Ou seja, ao mesmo tempo em que não parece haver lacuna que justifique a adoção de uma lei rígida e prescritiva para a AI, é inegável o quanto um modelo como este serviria para desencorajar o empreendedorismo e a evolução da tecnologia, seja pelo ônus regulatório, pela insegurança jurídica, ou pela responsabilização desproporcional dos agentes da IA.

E esta constatação vale não apenas para o Brasil, mas também para outros países, inclusive aqueles com maior protagonismo em IA no mundo. Segundo pesquisa publicada anualmente pela Tortoise Media, o país membro da União Europeia com maior nível de investimento e implementação de IA no mundo aparece apenas na oitava posição do ranking global.
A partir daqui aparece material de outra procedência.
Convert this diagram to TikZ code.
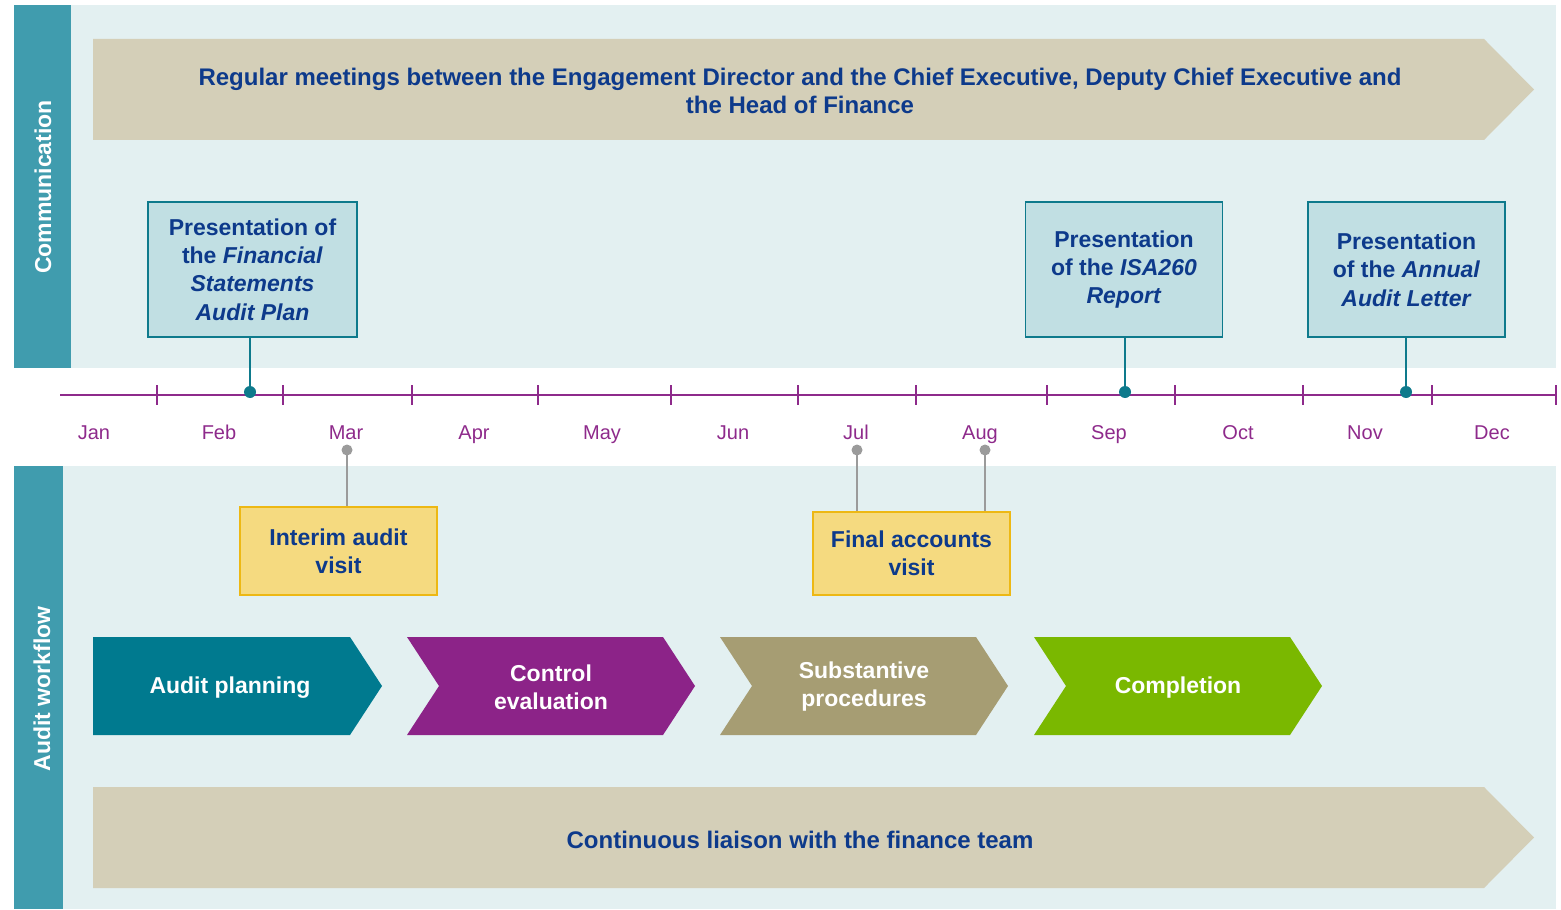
\documentclass[tikz,border=0pt]{standalone}
\usepackage{fontspec}
\setmainfont{Liberation Sans}
\usetikzlibrary{positioning}
\definecolor{panelbg}{HTML}{E3F0F1}
\definecolor{stripteal}{HTML}{409CAE}
\definecolor{bannertan}{HTML}{D4CFB8}
\definecolor{navytext}{HTML}{0D3A8B}
\definecolor{lineplum}{HTML}{8E2A8B}
\definecolor{boxfill}{HTML}{C1DFE3}
\definecolor{boxline}{HTML}{0E7A8C}
\definecolor{visitfill}{HTML}{F5DA80}
\definecolor{visitline}{HTML}{EDB814}
\definecolor{planteal}{HTML}{007A8F}
\definecolor{ctrlpurple}{HTML}{8C2388}
\definecolor{subolive}{HTML}{A69D73}
\definecolor{compgreen}{HTML}{7AB800}
\definecolor{pingray}{HTML}{9B9B9B}
\tikzset{
    panel/.style={fill=panelbg},
    strip/.style={fill=stripteal},
    strip label/.style={rotate=90, text=white, font=\bfseries\fontsize{11.5}{14}\selectfont},
    banner/.style={fill=bannertan},
    banner text/.style={text=navytext, align=center, font=\bfseries\fontsize{12}{14}\selectfont},
    raw box/.style={rectangle, line width=0.9pt, text=navytext, align=center, inner sep=0pt, font=\bfseries\fontsize{11.5}{14.2}\selectfont},
    present box/.style={raw box, draw=boxline, fill=boxfill, minimum height=67.5pt},
    visit box/.style={raw box, draw=visitline, fill=visitfill, minimum width=98.5pt},
    timeline/.style={draw=lineplum, line width=1.4pt},
    month/.style={text=lineplum, anchor=base, font=\fontsize{10}{12}\selectfont},
    link/.style={draw=boxline, line width=1pt},
    pin link/.style={draw=pingray, line width=1pt},
    chevron text/.style={text=white, align=center, font=\bfseries\fontsize{11.5}{14}\selectfont}
}
\begin{document}
\begin{tikzpicture}[x=0.5pt, y=-0.5pt]
    \useasboundingbox (0,0) rectangle (1561,909);
    % panels
    \fill[panel] (14,5) rectangle (1556,368);
    \fill[strip] (14,5) rectangle (71,368);
    \node[strip label] (comm) at (43,187) {Communication};
    \fill[panel] (14,466) rectangle (1556,909);
    \fill[strip] (14,466) rectangle (63,909);
    \node[strip label] (flow) at (42,689) {Audit workflow};
    % banners
    \fill[banner] (93,39) -- (1484,39) -- (1534,89.5) -- (1484,140) -- (93,140) -- cycle;
    \node[banner text] (meet) at (800,91) {Regular meetings between the Engagement Director and the Chief Executive, Deputy Chief Executive and\\the Head of Finance};
    \fill[banner] (93,787) -- (1484,787) -- (1534,837.5) -- (1484,888) -- (93,888) -- cycle;
    \node[banner text] (liaise) at (800,840) {Continuous liaison with the finance team};
    % timeline
    \draw[timeline] (60,395) -- (1556,395);
    \foreach \x in {157,283,412,538,671,798,916,1047,1175,1303,1432,1556}
        \draw[timeline] (\x,385) -- (\x,405);
    \foreach \m/\x in {Jan/94,Feb/219,Mar/346,Apr/474,May/602,Jun/733,Jul/856,Aug/980,Sep/1109,Oct/1238,Nov/1365,Dec/1492}
        \node[month] (m\m) at (\x,439) {\m};
    % communication boxes
    \node[present box, minimum width=104.5pt] (pfs) at (252.5,269.5) {Presentation of\\the \textit{Financial}\\\textit{Statements}\\\textit{Audit Plan}};
    \node[present box, minimum width=98.5pt] (pisa) at (1124,269.5) {Presentation\\of the \textit{ISA260}\\\textit{Report}};
    \node[present box, minimum width=98.5pt] (pal) at (1406.5,269.5) {Presentation\\of the \textit{Annual}\\\textit{Audit Letter}};
    \coordinate (dfs) at (250,392);
    \coordinate (disa) at (1125,392);
    \coordinate (dal) at (1406,392);
    \foreach \b/\d in {pfs/dfs,pisa/disa,pal/dal} {
        \draw[link] (\d |- \b.south) -- (\d);
        \fill[boxline] (\d) circle (6);
    }
    % visit boxes
    \node[visit box, minimum height=44pt] (interim) at (338.5,551) {Interim audit\\visit};
    \node[visit box, minimum height=41.5pt] (final) at (911.5,553.5) {Final accounts\\visit};
    \coordinate (dmar) at (347,450);
    \coordinate (djul) at (857,450);
    \coordinate (daug) at (985,450);
    \foreach \b/\d in {interim/dmar,final/djul,final/daug} {
        \draw[pin link] (\d) -- (\d |- \b.north);
        \fill[pingray] (\d) circle (5.5);
    }
    % workflow chevrons
    \fill[planteal] (93,637) -- (350,637) -- (382,686) -- (350,735) -- (93,735) -- cycle;
    \node[chevron text] (plan) at (230,688) {Audit planning};
    \fill[ctrlpurple] (407,637) -- (663,637) -- (695,686) -- (663,735) -- (407,735) -- (439,686) -- cycle;
    \node[chevron text] (ctrl) at (551,687) {Control\\evaluation};
    \fill[subolive] (720,637) -- (976,637) -- (1008,686) -- (976,735) -- (720,735) -- (752,686) -- cycle;
    \node[chevron text] (subst) at (864,687) {Substantive\\procedures};
    \fill[compgreen] (1034,637) -- (1290,637) -- (1322,686) -- (1290,735) -- (1034,735) -- (1066,686) -- cycle;
    \node[chevron text] (comp) at (1178,688) {Completion};
\end{tikzpicture}
\end{document}
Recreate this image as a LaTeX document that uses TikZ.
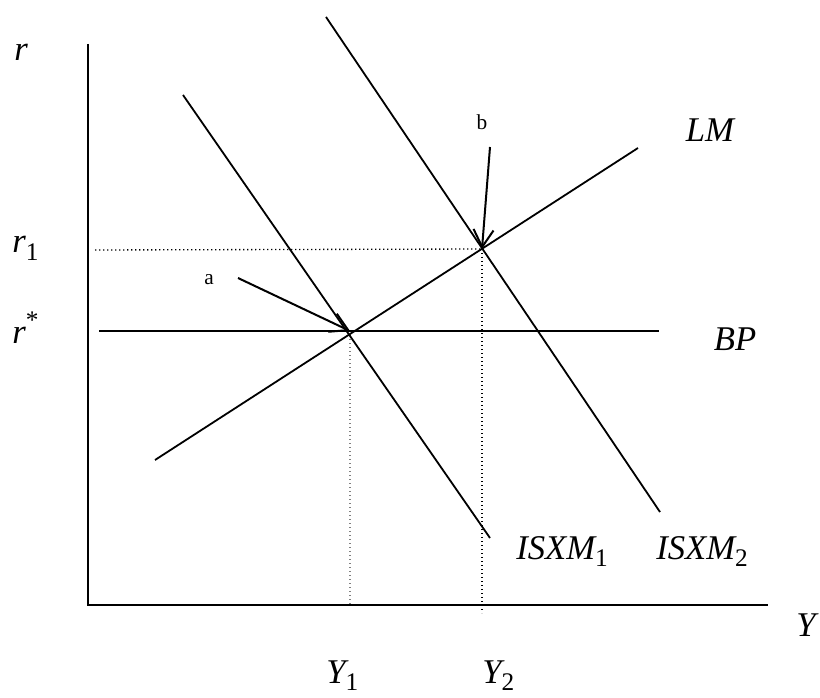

Países como Austrália, Coréia do Sul, Estados Unidos, Japão, Reino Unido e Singapura têm privilegiado modelos de regulação contextual, com propostas que gradualmente enfrentem eventuais lacunas, ao invés de estabelecerem regras prescritivas desde já.

Cabe ao Brasil definir se queremos incentivar a inovação, com investimentos em capacitação, controles coerentes e equilibrados dos riscos da IA, ou adotar uma das legislações mais rigorosas do mundo, afastando o País de forma potencialmente irreversível do mapa global da tecnologia.